Exercise:
Copy everything in the data below exactly except the pictures.

Data:

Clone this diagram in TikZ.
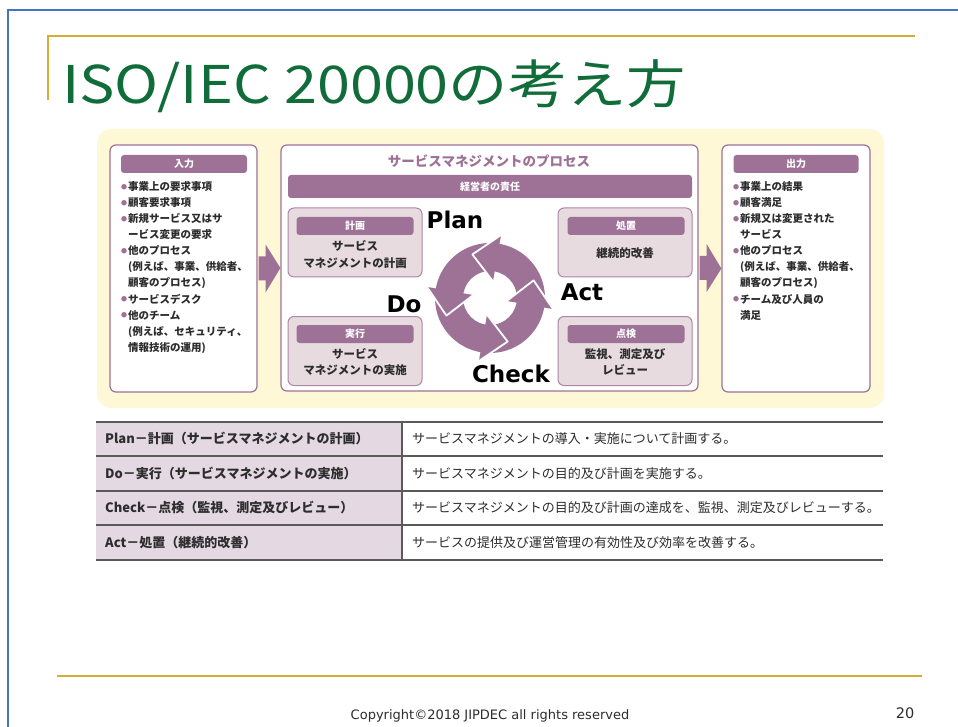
\documentclass[tikz,border=0pt]{standalone}
\usepackage{fontspec}
\setmainfont{Noto Sans CJK JP}
\newfontfamily\pdcafont{DejaVu Sans}
\newfontfamily\cpyfont{DejaVu Sans}
\usetikzlibrary{calc}
\definecolor{purp}{RGB}{158,114,150}
\definecolor{mauve}{RGB}{231,219,224}
\definecolor{tabfill}{RGB}{228,216,226}
\definecolor{ybg}{RGB}{255,248,214}
\definecolor{gold}{RGB}{214,172,52}
\definecolor{ttl}{RGB}{16,108,56}
\definecolor{blueb}{RGB}{68,114,196}
\definecolor{txt}{RGB}{45,45,45}
\definecolor{tline}{RGB}{90,90,90}
\newcommand\bul{\makebox[7pt][l]{\raisebox{1.6pt}{\textcolor{purp}{\fontsize{6}{6}\selectfont ●}}}}
\newcommand\ind{\hspace*{7pt}}
\begin{document}
\begin{tikzpicture}[x=1pt,y=-1pt,
  box/.style={draw=purp, line width=1.2, fill=white, rounded corners=6, inner sep=0},
  hdr/.style={fill=purp, rounded corners=3, text=white, inner sep=0, font=\fontsize{10}{12}\selectfont\bfseries},
  subbox/.style={draw=purp!85, line width=1, fill=mauve, rounded corners=6, inner sep=0, minimum width=134, minimum height=69},
  subhdr/.style={hdr, minimum width=117, minimum height=18},
  subtxt/.style={inner sep=0, text=txt, font=\fontsize{11.5}{13}\selectfont\bfseries},
  pdca/.style={inner sep=0, font=\pdcafont\bfseries\fontsize{23}{23}\selectfont},
  btxt/.style={anchor=base west, inner sep=0, text=txt, font=\fontsize{10.5}{12}\selectfont\bfseries},
  tltxt/.style={anchor=base west, inner sep=0, text=txt, font=\fontsize{13}{15}\selectfont\bfseries},
  trtxt/.style={anchor=base west, inner sep=0, text=txt, font=\fontsize{13}{15}\selectfont},
  bigarrow/.style={fill=purp},
  cyclehead/.style={fill=purp, draw=white, line width=1.8, line join=round}
]
\useasboundingbox (0,0) rectangle (958,727);
\fill[white] (0,0) rectangle (958,727);
% page frame
\draw[blueb, line width=1.5] (958,10) -- (8,10) -- (8,727);
% title rules
\draw[gold, line width=2] (48,100) -- (48,36) -- (915,36);
\draw[gold, line width=2] (57,676) -- (922,676);
\node[anchor=base west, inner sep=0, text=ttl, font=\fontsize{52}{52}\selectfont] (title) at (62,104) {\scalebox{1.14}[1]{ISO/IEC 20000の考え方}};

% yellow background
\fill[ybg, rounded corners=14] (97,129) rectangle (884,408);

% main boxes
\node[box, minimum width=147, minimum height=247] (inbox) at (183.5,268.5) {};
\node[box, minimum width=417, minimum height=246] (proc) at (489.5,268) {};
\node[box, minimum width=148, minimum height=247] (outbox) at (796,268.5) {};

% connecting arrows
\fill[bigarrow] ($(inbox.east)+(1,-12)$) -- ($(inbox.east)+(8,-12)$) -- ($(inbox.east)+(8,-24)$) -- (proc.west) -- ($(inbox.east)+(8,24)$) -- ($(inbox.east)+(8,12)$) -- ($(inbox.east)+(1,12)$) -- cycle;
\fill[bigarrow] ($(proc.east)+(1,-12)$) -- ($(proc.east)+(8,-12)$) -- ($(proc.east)+(8,-24)$) -- (outbox.west) -- ($(proc.east)+(8,24)$) -- ($(proc.east)+(8,12)$) -- ($(proc.east)+(1,12)$) -- cycle;

% input
\node[hdr, minimum width=126, minimum height=18] (inh) at (184,164) {入力};
\foreach \t [count=\i] in {\bul 事業上の要求事項, \bul 顧客要求事項, \bul 新規サービス又はサ, \ind ービス変更の要求, \bul 他のプロセス, \ind (例えば、事業、供給者、, \ind 顧客のプロセス), \bul サービスデスク, \bul 他のチーム, \ind (例えば、セキュリティ、, \ind 情報技術の運用)}
  \node[btxt] (in\i) at (121,{175+16*\i}) {\t};

% output
\node[hdr, minimum width=125, minimum height=18] (outh) at (796,164) {出力};
\foreach \t [count=\i] in {\bul 事業上の結果, \bul 顧客満足, \bul 新規又は変更された, \ind サービス, \bul 他のプロセス, \ind (例えば、事業、供給者、, \ind 顧客のプロセス), \bul チーム及び人員の, \ind 満足}
  \node[btxt] (out\i) at (733,{175+16*\i}) {\t};

% process
\node[inner sep=0, text=purp, font=\fontsize{13.5}{15}\selectfont\bfseries] (ptitle) at (489,161) {サービスマネジメントのプロセス};
\node[hdr, minimum width=404, minimum height=23] (mgmt) at (490,186.5) {経営者の責任};

\node[subbox] (plb) at (355,242.5) {};
\node[subhdr] (plh) at (355,226) {計画};
\node[subtxt] (plt1) at (355,246) {サービス};
\node[subtxt] (plt2) at (355,263) {マネジメントの計画};

\node[subbox] (dob) at (355,351) {};
\node[subhdr] (doh) at (355,334) {実行};
\node[subtxt] (dot1) at (355,354) {サービス};
\node[subtxt] (dot2) at (355,370) {マネジメントの実施};

\node[subbox] (acb) at (625,242.5) {};
\node[subhdr] (ach) at (626,226) {処置};
\node[subtxt] (act1) at (625,253) {継続的改善};

\node[subbox] (chb) at (625,351) {};
\node[subhdr] (chh) at (626,334) {点検};
\node[subtxt] (cht1) at (625,354) {監視、測定及び};
\node[subtxt] (cht2) at (625,370) {レビュー};

% PDCA cycle: ring of four counter-clockwise arrows
\begin{scope}[shift={(490,298)}, yscale=-1]
  \fill[purp, even odd rule] (0,0) circle[radius=55] (0,0) circle[radius=27];
  \foreach \k in {0,1,2,3} {
    \path[cyclehead]
      ({90*\k+80}:64) -- ({90*\k+112}:47) -- ({90*\k+80}:17);
  }
\end{scope}
\node[pdca] (plan) at (455,220) {Plan};
\node[pdca] (do) at (404,304) {Do};
\node[pdca] (act) at (582,292) {Act};
\node[pdca] (check) at (511,374) {Check};

% table
\fill[tabfill] (96,422) rectangle (402,560);
\foreach \yy in {422,456,491,525,560} \draw[tline, line width=1.5] (96,\yy) -- (883,\yy);
\draw[tline, line width=2] (402,422) -- (402,560);
\node[tltxt] (r1l) at (105,443.5) {Plan－計画（サービスマネジメントの計画）};
\node[tltxt] (r2l) at (105,478) {Do－実行（サービスマネジメントの実施）};
\node[tltxt] (r3l) at (105,512.5) {Check－点検（監視、測定及びレビュー）};
\node[tltxt] (r4l) at (105,547) {Act－処置（継続的改善）};
\node[trtxt] (r1r) at (412,443.5) {サービスマネジメントの導入・実施について計画する。};
\node[trtxt] (r2r) at (412,478) {サービスマネジメントの目的及び計画を実施する。};
\node[trtxt] (r3r) at (412,512.5) {サービスマネジメントの目的及び計画の達成を、監視、測定及びレビューする。};
\node[trtxt] (r4r) at (412,547) {サービスの提供及び運営管理の有効性及び効率を改善する。};

% footer
\node[inner sep=0, text=txt, font=\cpyfont\fontsize{13}{13}\selectfont] (copy) at (490,716) {Copyright©2018 JIPDEC all rights reserved};
\node[inner sep=0, text=txt, font=\cpyfont\fontsize{14.5}{15}\selectfont] (pg) at (905,713) {20};
\end{tikzpicture}
\end{document}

Output below:
Clone this diagram in TikZ.
\documentclass[tikz,border=0pt]{standalone}
\usepackage{fontspec}
\setmainfont{Noto Sans CJK JP}
\newfontfamily\pdcafont{DejaVu Sans}
\newfontfamily\cpyfont{DejaVu Sans}
\usetikzlibrary{calc}
\definecolor{purp}{RGB}{158,114,150}
\definecolor{mauve}{RGB}{231,219,224}
\definecolor{tabfill}{RGB}{228,216,226}
\definecolor{ybg}{RGB}{255,248,214}
\definecolor{gold}{RGB}{214,172,52}
\definecolor{ttl}{RGB}{16,108,56}
\definecolor{blueb}{RGB}{68,114,196}
\definecolor{txt}{RGB}{45,45,45}
\definecolor{tline}{RGB}{90,90,90}
\newcommand\bul{\makebox[7pt][l]{\raisebox{1.6pt}{\textcolor{purp}{\fontsize{6}{6}\selectfont ●}}}}
\newcommand\ind{\hspace*{7pt}}
\begin{document}
\begin{tikzpicture}[x=1pt,y=-1pt,
  box/.style={draw=purp, line width=1.2, fill=white, rounded corners=6, inner sep=0},
  hdr/.style={fill=purp, rounded corners=3, text=white, inner sep=0, font=\fontsize{10}{12}\selectfont\bfseries},
  subbox/.style={draw=purp!85, line width=1, fill=mauve, rounded corners=6, inner sep=0, minimum width=134, minimum height=69},
  subhdr/.style={hdr, minimum width=117, minimum height=18},
  subtxt/.style={inner sep=0, text=txt, font=\fontsize{11.5}{13}\selectfont\bfseries},
  pdca/.style={inner sep=0, font=\pdcafont\bfseries\fontsize{23}{23}\selectfont},
  btxt/.style={anchor=base west, inner sep=0, text=txt, font=\fontsize{10.5}{12}\selectfont\bfseries},
  tltxt/.style={anchor=base west, inner sep=0, text=txt, font=\fontsize{13}{15}\selectfont\bfseries},
  trtxt/.style={anchor=base west, inner sep=0, text=txt, font=\fontsize{13}{15}\selectfont},
  bigarrow/.style={fill=purp},
  cyclehead/.style={fill=purp, draw=white, line width=1.8, line join=round}
]
\useasboundingbox (0,0) rectangle (958,727);
\fill[white] (0,0) rectangle (958,727);
% page frame
\draw[blueb, line width=1.5] (958,10) -- (8,10) -- (8,727);
% title rules
\draw[gold, line width=2] (48,100) -- (48,36) -- (915,36);
\draw[gold, line width=2] (57,676) -- (922,676);
\node[anchor=base west, inner sep=0, text=ttl, font=\fontsize{52}{52}\selectfont] (title) at (62,104) {\scalebox{1.14}[1]{ISO/IEC 20000の考え方}};

% yellow background
\fill[ybg, rounded corners=14] (97,129) rectangle (884,408);

% main boxes
\node[box, minimum width=147, minimum height=247] (inbox) at (183.5,268.5) {};
\node[box, minimum width=417, minimum height=246] (proc) at (489.5,268) {};
\node[box, minimum width=148, minimum height=247] (outbox) at (796,268.5) {};

% connecting arrows
\fill[bigarrow] ($(inbox.east)+(1,-12)$) -- ($(inbox.east)+(8,-12)$) -- ($(inbox.east)+(8,-24)$) -- (proc.west) -- ($(inbox.east)+(8,24)$) -- ($(inbox.east)+(8,12)$) -- ($(inbox.east)+(1,12)$) -- cycle;
\fill[bigarrow] ($(proc.east)+(1,-12)$) -- ($(proc.east)+(8,-12)$) -- ($(proc.east)+(8,-24)$) -- (outbox.west) -- ($(proc.east)+(8,24)$) -- ($(proc.east)+(8,12)$) -- ($(proc.east)+(1,12)$) -- cycle;

% input
\node[hdr, minimum width=126, minimum height=18] (inh) at (184,164) {入力};
\foreach \t [count=\i] in {\bul 事業上の要求事項, \bul 顧客要求事項, \bul 新規サービス又はサ, \ind ービス変更の要求, \bul 他のプロセス, \ind (例えば、事業、供給者、, \ind 顧客のプロセス), \bul サービスデスク, \bul 他のチーム, \ind (例えば、セキュリティ、, \ind 情報技術の運用)}
  \node[btxt] (in\i) at (121,{175+16*\i}) {\t};

% output
\node[hdr, minimum width=125, minimum height=18] (outh) at (796,164) {出力};
\foreach \t [count=\i] in {\bul 事業上の結果, \bul 顧客満足, \bul 新規又は変更された, \ind サービス, \bul 他のプロセス, \ind (例えば、事業、供給者、, \ind 顧客のプロセス), \bul チーム及び人員の, \ind 満足}
  \node[btxt] (out\i) at (733,{175+16*\i}) {\t};

% process
\node[inner sep=0, text=purp, font=\fontsize{13.5}{15}\selectfont\bfseries] (ptitle) at (489,161) {サービスマネジメントのプロセス};
\node[hdr, minimum width=404, minimum height=23] (mgmt) at (490,186.5) {経営者の責任};

\node[subbox] (plb) at (355,242.5) {};
\node[subhdr] (plh) at (355,226) {計画};
\node[subtxt] (plt1) at (355,246) {サービス};
\node[subtxt] (plt2) at (355,263) {マネジメントの計画};

\node[subbox] (dob) at (355,351) {};
\node[subhdr] (doh) at (355,334) {実行};
\node[subtxt] (dot1) at (355,354) {サービス};
\node[subtxt] (dot2) at (355,370) {マネジメントの実施};

\node[subbox] (acb) at (625,242.5) {};
\node[subhdr] (ach) at (626,226) {処置};
\node[subtxt] (act1) at (625,253) {継続的改善};

\node[subbox] (chb) at (625,351) {};
\node[subhdr] (chh) at (626,334) {点検};
\node[subtxt] (cht1) at (625,354) {監視、測定及び};
\node[subtxt] (cht2) at (625,370) {レビュー};

% PDCA cycle: ring of four counter-clockwise arrows
\begin{scope}[shift={(490,298)}, yscale=-1]
  \fill[purp, even odd rule] (0,0) circle[radius=55] (0,0) circle[radius=27];
  \foreach \k in {0,1,2,3} {
    \path[cyclehead]
      ({90*\k+80}:64) -- ({90*\k+112}:47) -- ({90*\k+80}:17);
  }
\end{scope}
\node[pdca] (plan) at (455,220) {Plan};
\node[pdca] (do) at (404,304) {Do};
\node[pdca] (act) at (582,292) {Act};
\node[pdca] (check) at (511,374) {Check};

% table
\fill[tabfill] (96,422) rectangle (402,560);
\foreach \yy in {422,456,491,525,560} \draw[tline, line width=1.5] (96,\yy) -- (883,\yy);
\draw[tline, line width=2] (402,422) -- (402,560);
\node[tltxt] (r1l) at (105,443.5) {Plan－計画（サービスマネジメントの計画）};
\node[tltxt] (r2l) at (105,478) {Do－実行（サービスマネジメントの実施）};
\node[tltxt] (r3l) at (105,512.5) {Check－点検（監視、測定及びレビュー）};
\node[tltxt] (r4l) at (105,547) {Act－処置（継続的改善）};
\node[trtxt] (r1r) at (412,443.5) {サービスマネジメントの導入・実施について計画する。};
\node[trtxt] (r2r) at (412,478) {サービスマネジメントの目的及び計画を実施する。};
\node[trtxt] (r3r) at (412,512.5) {サービスマネジメントの目的及び計画の達成を、監視、測定及びレビューする。};
\node[trtxt] (r4r) at (412,547) {サービスの提供及び運営管理の有効性及び効率を改善する。};

% footer
\node[inner sep=0, text=txt, font=\cpyfont\fontsize{13}{13}\selectfont] (copy) at (490,716) {Copyright©2018 JIPDEC all rights reserved};
\node[inner sep=0, text=txt, font=\cpyfont\fontsize{14.5}{15}\selectfont] (pg) at (905,713) {20};
\end{tikzpicture}
\end{document}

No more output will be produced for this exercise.